▶ Extracted material:
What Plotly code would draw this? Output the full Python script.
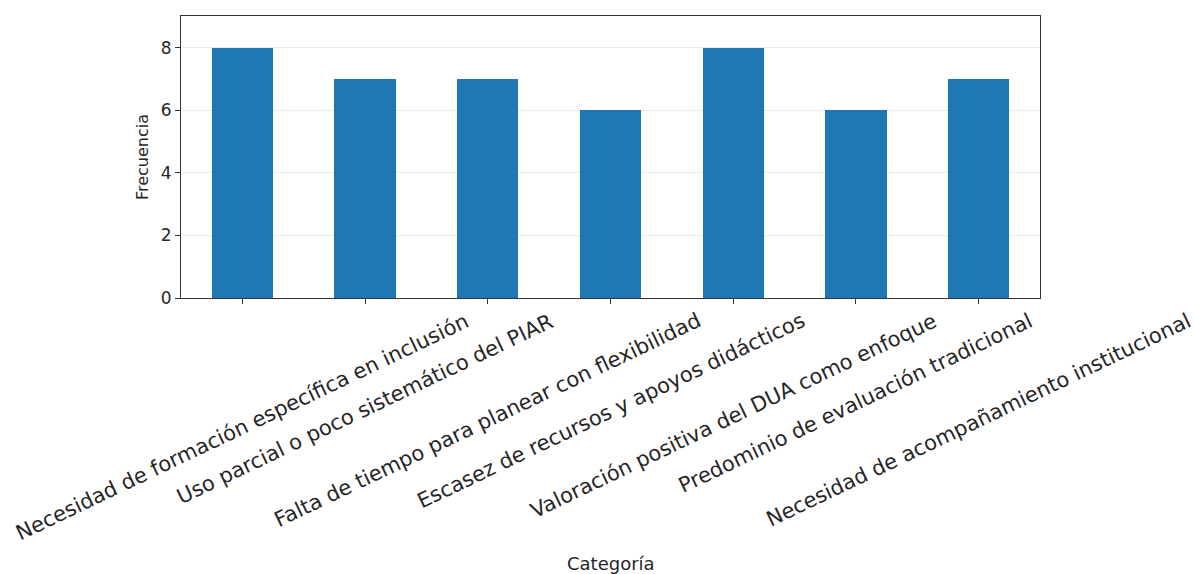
import plotly.graph_objects as go

categorias = [
    "Necesidad de formación específica en inclusión",
    "Uso parcial o poco sistemático del PIAR",
    "Falta de tiempo para planear con flexibilidad",
    "Escasez de recursos y apoyos didácticos",
    "Valoración positiva del DUA como enfoque",
    "Predominio de evaluación tradicional",
    "Necesidad de acompañamiento institucional",
]
frecuencia = [8, 7, 7, 6, 8, 6, 7]
y_ticks = [0, 2, 4, 6, 8]

W, H = 1194, 574
ML, MR, MT, MB = 181, 154, 16, 276
plot_h = H - MT - MB

fig = go.Figure(go.Bar(
    x=list(range(len(categorias))),
    y=frecuencia,
    width=0.5,
    marker=dict(color="#1f77b4", line=dict(width=0)),
))

font = "DejaVu Sans, Liberation Sans, sans-serif"
annotations = []
for i, lab in enumerate(categorias):
    annotations.append(dict(
        x=i, xref="x", y=-8 / plot_h, yref="paper",
        xanchor="center", yanchor="top",
        text=lab, textangle=-25.5, showarrow=False,
        font=dict(family=font, size=21, color="#262626"),
    ))
annotations.append(dict(
    x=0.5, xref="paper", y=-(563 - (H - MB)) / plot_h, yref="paper",
    xanchor="center", yanchor="middle",
    text="Categoría", showarrow=False,
    font=dict(family=font, size=18, color="#262626"),
))

fig.update_layout(
    width=W, height=H,
    margin=dict(l=ML, r=MR, t=MT, b=MB),
    paper_bgcolor="white", plot_bgcolor="white",
    font=dict(family=font, color="#262626"),
    showlegend=False,
    bargap=0,
    annotations=annotations,
)
fig.update_xaxes(
    range=[-0.5, 6.5],
    tickmode="array", tickvals=list(range(len(categorias))),
    showticklabels=False,
    ticks="outside", ticklen=5, tickcolor="#333333",
    showline=True, linecolor="#333333", linewidth=1.2, mirror=True,
    showgrid=False, zeroline=False,
)
fig.update_yaxes(
    range=[0, 9.02],
    tickmode="array", tickvals=y_ticks, ticktext=[str(v) for v in y_ticks],
    tickfont=dict(size=17),
    ticks="outside", ticklen=5, tickcolor="#333333",
    showline=True, linecolor="#333333", linewidth=1.2, mirror=True,
    showgrid=True, gridcolor="rgba(176,176,176,0.25)", gridwidth=1,
    zeroline=False,
    title=dict(text="Frecuencia", font=dict(size=16), standoff=8),
)

fig.write_html("out.html")
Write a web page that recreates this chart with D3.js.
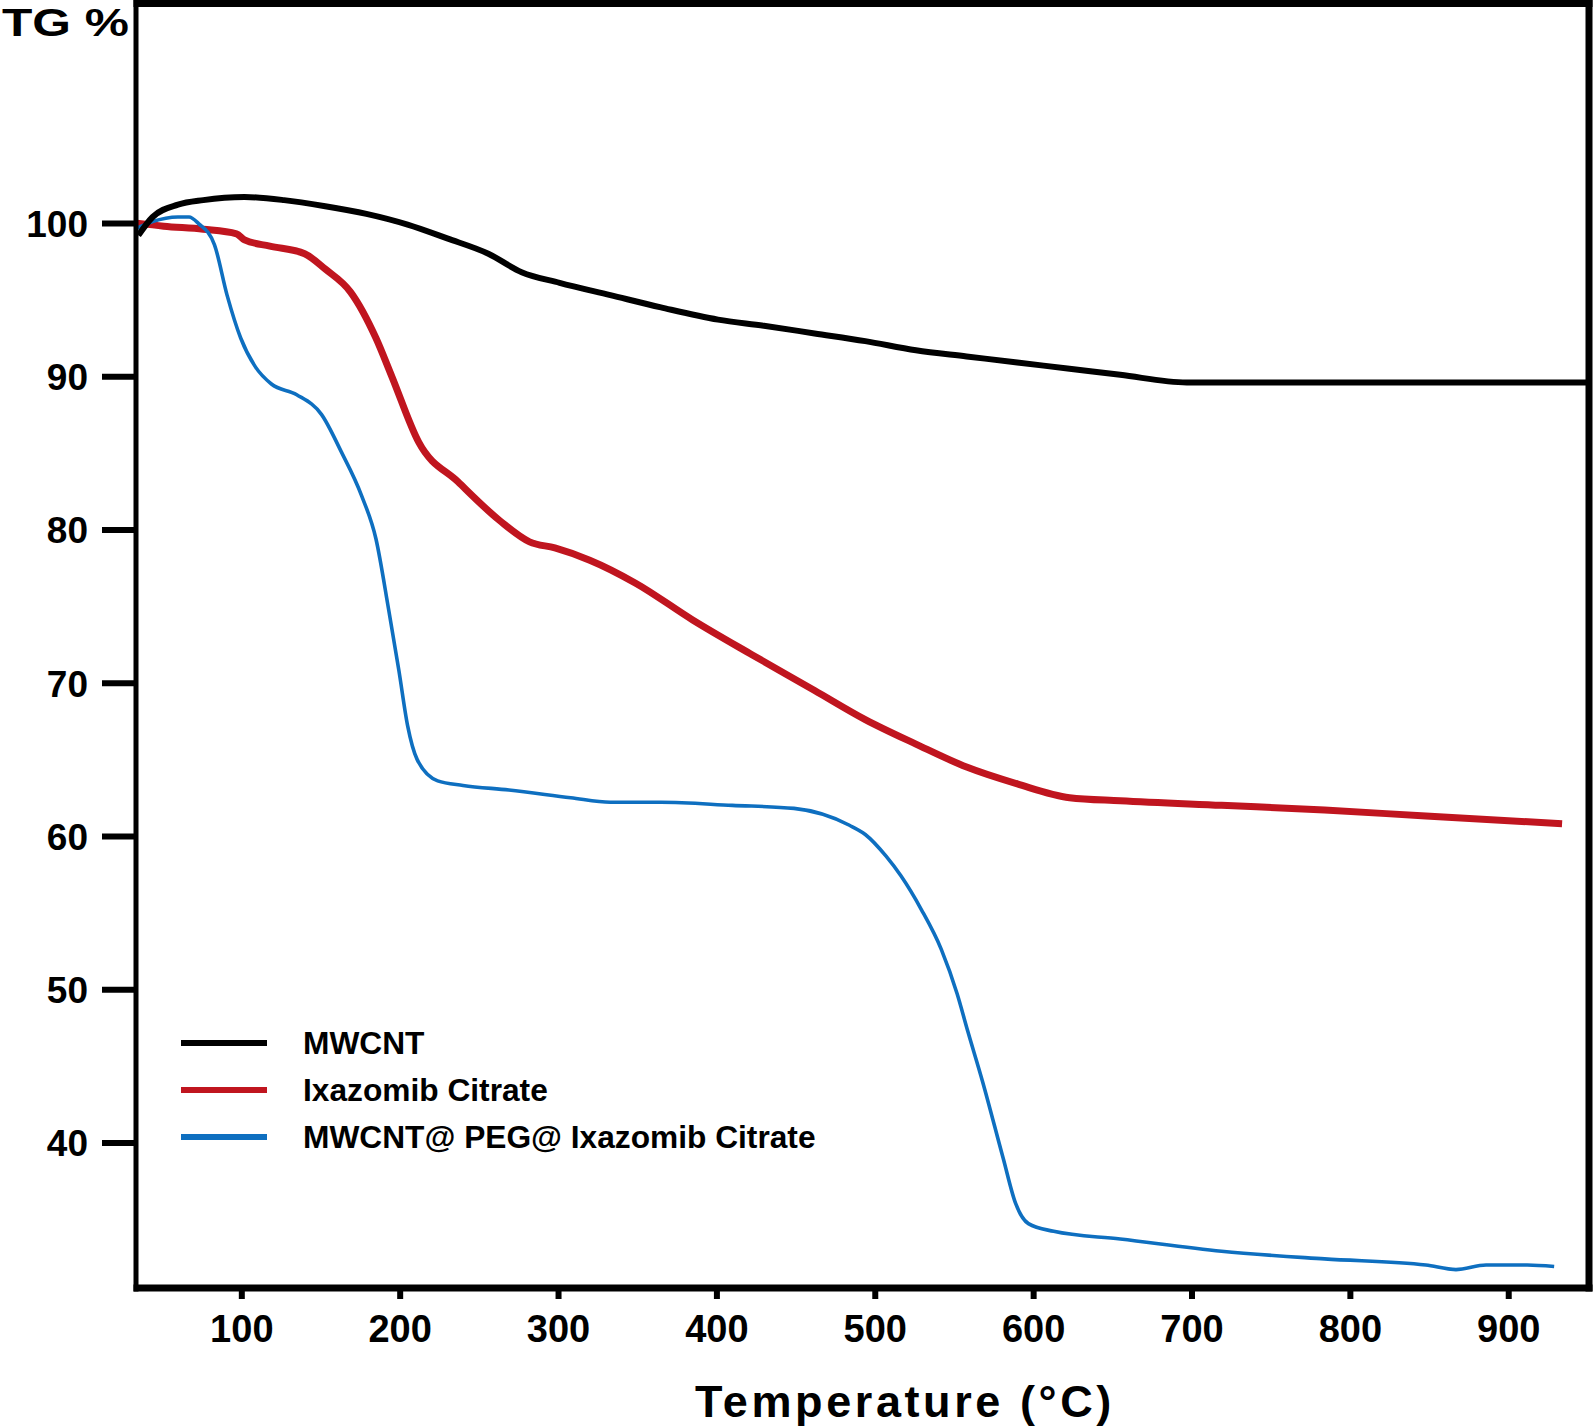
<!DOCTYPE html>
<html>
<head>
<meta charset="utf-8">
<script src="https://cdn.jsdelivr.net/npm/d3@7"></script>
<style>
  html, body { margin: 0; padding: 0; background: #fff; }
  svg { display: block; }
  text { font-family: "Liberation Sans", Arial, sans-serif; font-weight: bold; fill: #000; }
</style>
</head>
<body>
<svg id="chart" width="1593" height="1426"></svg>
<script>
// ---- data ----
const seriesNames = ["MWCNT", "Ixazomib Citrate", "MWCNT@ PEG@ Ixazomib Citrate"];
const seriesColors = ["#000000", "#C0151F", "#0E6FC0"];

// MWCNT
const mwcntT = [35, 44, 60, 76, 102, 127, 153, 179, 205, 230, 256, 277, 301, 333, 365, 401, 430, 462, 494, 526, 558, 590, 623, 655, 697, 951];
const mwcntW = [99.2, 100.4, 101.2, 101.5, 101.7, 101.5, 101.1, 100.6, 99.9, 99.0, 98.0, 96.8, 96.1, 95.3, 94.5, 93.7, 93.3, 92.8, 92.3, 91.7, 91.3, 90.9, 90.5, 90.1, 89.6, 89.6];

// Ixazomib Citrate
const ixaT = [34, 51, 76, 97, 102, 118, 140, 153, 169, 185, 195, 212, 237, 263, 282, 298, 320, 349, 385, 423, 462, 494, 526, 558, 590, 623, 655, 719, 784, 848, 934];
const ixaW = [100.0, 99.8, 99.6, 99.3, 98.9, 98.5, 98.0, 97.0, 95.5, 92.5, 90.0, 85.7, 83.1, 80.6, 79.2, 78.8, 78.0, 76.5, 74.1, 71.8, 69.5, 67.6, 66.0, 64.5, 63.4, 62.5, 62.3, 62.0, 61.7, 61.3, 60.8];

// MWCNT@PEG@Ixazomib Citrate
const compT = [33, 44, 60, 67, 73, 83, 91, 99.6, 109, 119, 135, 150.7, 163, 176, 185, 193, 199.5, 205, 211, 224, 240, 269, 308, 333, 365, 410, 449, 484, 494, 507, 516.5, 529.4, 542, 552, 558.6, 568, 581, 589, 597, 613, 655, 719, 784, 848, 867, 886, 912, 929];
const compW = [99.6, 100.1, 100.4, 100.4, 99.97, 98.6, 95.3, 92.5, 90.6, 89.5, 88.8, 87.5, 85.1, 82.2, 79.4, 74.8, 70.8, 67.2, 65.0, 63.6, 63.3, 63.0, 62.5, 62.2, 62.2, 62.0, 61.8, 60.7, 60.1, 58.7, 57.4, 55.2, 52.6, 49.7, 47.3, 44.0, 39.0, 36.0, 34.7, 34.2, 33.7, 32.9, 32.4, 32.0, 31.7, 32.0, 32.0, 31.9];

const xTicks = [100, 200, 300, 400, 500, 600, 700, 800, 900];
const yTicks = [40, 50, 60, 70, 80, 90, 100];
const xDomain = [33.5, 951];
const yDomain = [30.5, 114.3];

// ---- layout ----
const svg = d3.select("#chart");
const plotL = 136, plotR = 1589, plotT = 4, plotB = 1288;

const x = d3.scaleLinear().domain(xDomain).range([plotL, plotR]);
const y = d3.scaleLinear().domain(yDomain).range([plotB, plotT]);

const series = [
  { T: mwcntT, W: mwcntW, width: 6 },
  { T: ixaT, W: ixaW, width: 7 },
  { T: compT, W: compW, width: 3.6 }
];

const line = d3.line()
  .x(d => x(d[0]))
  .y(d => y(d[1]))
  .curve(d3.curveMonotoneX);

const drawOrder = [1, 2, 0];
drawOrder.forEach(i => {
  const s = series[i];
  const pts = s.T.map((t, k) => [t, s.W[k]]);
  svg.append("path")
    .attr("d", line(pts))
    .attr("fill", "none")
    .attr("stroke", seriesColors[i])
    .attr("stroke-width", s.width)
    .attr("stroke-linejoin", "round")
    .attr("stroke-linecap", "butt");
});

// x axis
const xAxis = svg.append("g")
  .attr("transform", `translate(0,${plotB})`)
  .call(d3.axisBottom(x).tickValues(xTicks).tickSize(11).tickFormat(d3.format("d")));
xAxis.select(".domain").remove();
xAxis.selectAll(".tick line").attr("stroke", "#000").attr("stroke-width", 6);
xAxis.selectAll(".tick text")
  .attr("y", 54).attr("dy", 0)
  .style("font-size", "38px")
  .style("font-family", "'Liberation Sans', Arial, sans-serif")
  .style("font-weight", "bold")
  .attr("fill", "#000");

// y axis
const yAxis = svg.append("g")
  .attr("transform", `translate(${plotL},0)`)
  .call(d3.axisLeft(y).tickValues(yTicks).tickSize(34).tickPadding(14).tickFormat(d3.format("d")));
yAxis.select(".domain").remove();
yAxis.selectAll(".tick line").attr("stroke", "#000").attr("stroke-width", 6);
yAxis.selectAll(".tick text")
  .attr("dy", "0.36em")
  .style("font-size", "37px")
  .style("font-family", "'Liberation Sans', Arial, sans-serif")
  .style("font-weight", "bold")
  .attr("fill", "#000");

// frame
svg.append("line").attr("x1", plotL).attr("x2", plotL).attr("y1", 0).attr("y2", plotB + 3.5)
  .attr("stroke", "#000").attr("stroke-width", 5);
svg.append("line").attr("x1", plotL - 2.5).attr("x2", plotR + 3.5).attr("y1", plotB).attr("y2", plotB)
  .attr("stroke", "#000").attr("stroke-width", 7);
svg.append("line").attr("x1", plotL - 2.5).attr("x2", plotR + 3.5).attr("y1", plotT - 0.5).attr("y2", plotT - 0.5)
  .attr("stroke", "#000").attr("stroke-width", 7);
svg.append("line").attr("x1", plotR).attr("x2", plotR).attr("y1", 0).attr("y2", plotB + 3.5)
  .attr("stroke", "#000").attr("stroke-width", 7);

// axis titles
svg.append("text")
  .attr("x", 2).attr("y", 36)
  .attr("textLength", 127).attr("lengthAdjust", "spacingAndGlyphs")
  .style("font-size", "38px")
  .text("TG %");

svg.append("text")
  .attr("x", 905).attr("y", 1417)
  .attr("text-anchor", "middle")
  .style("font-size", "45px")
  .style("letter-spacing", "3.6px")
  .text("Temperature (°C)");

// legend
const legendY = [1043, 1090, 1137];
const legend = svg.append("g");
seriesNames.forEach((name, i) => {
  legend.append("line")
    .attr("x1", 181).attr("x2", 267)
    .attr("y1", legendY[i]).attr("y2", legendY[i])
    .attr("stroke", seriesColors[i]).attr("stroke-width", 6);
  legend.append("text")
    .attr("x", 303).attr("y", legendY[i] + 11)
    .style("font-size", "31.7px")
    .text(name);
});
</script>
</body>
</html>
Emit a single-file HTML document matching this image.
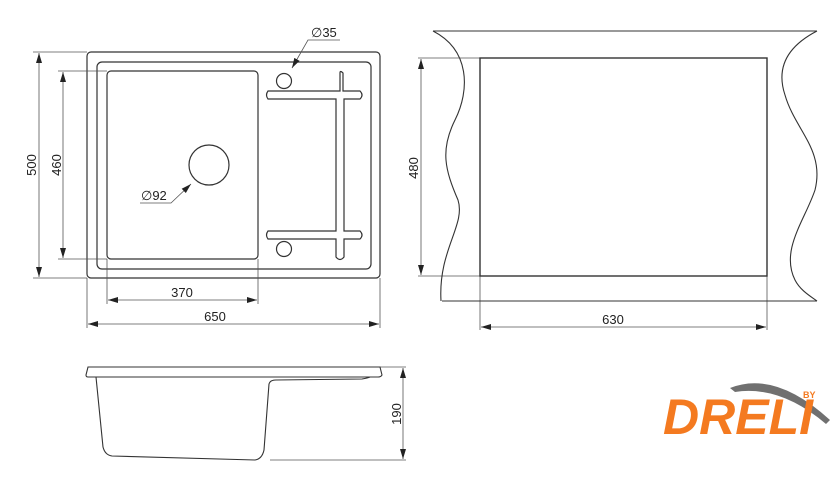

▶ Request: Copy nothing but the lines from the first one in the listing through the line with "import plotly.graph_objects as go", and omit the pictures.

▶ Written answer:
What Plotly code would draw this? Output the full Python script.
import plotly.graph_objects as go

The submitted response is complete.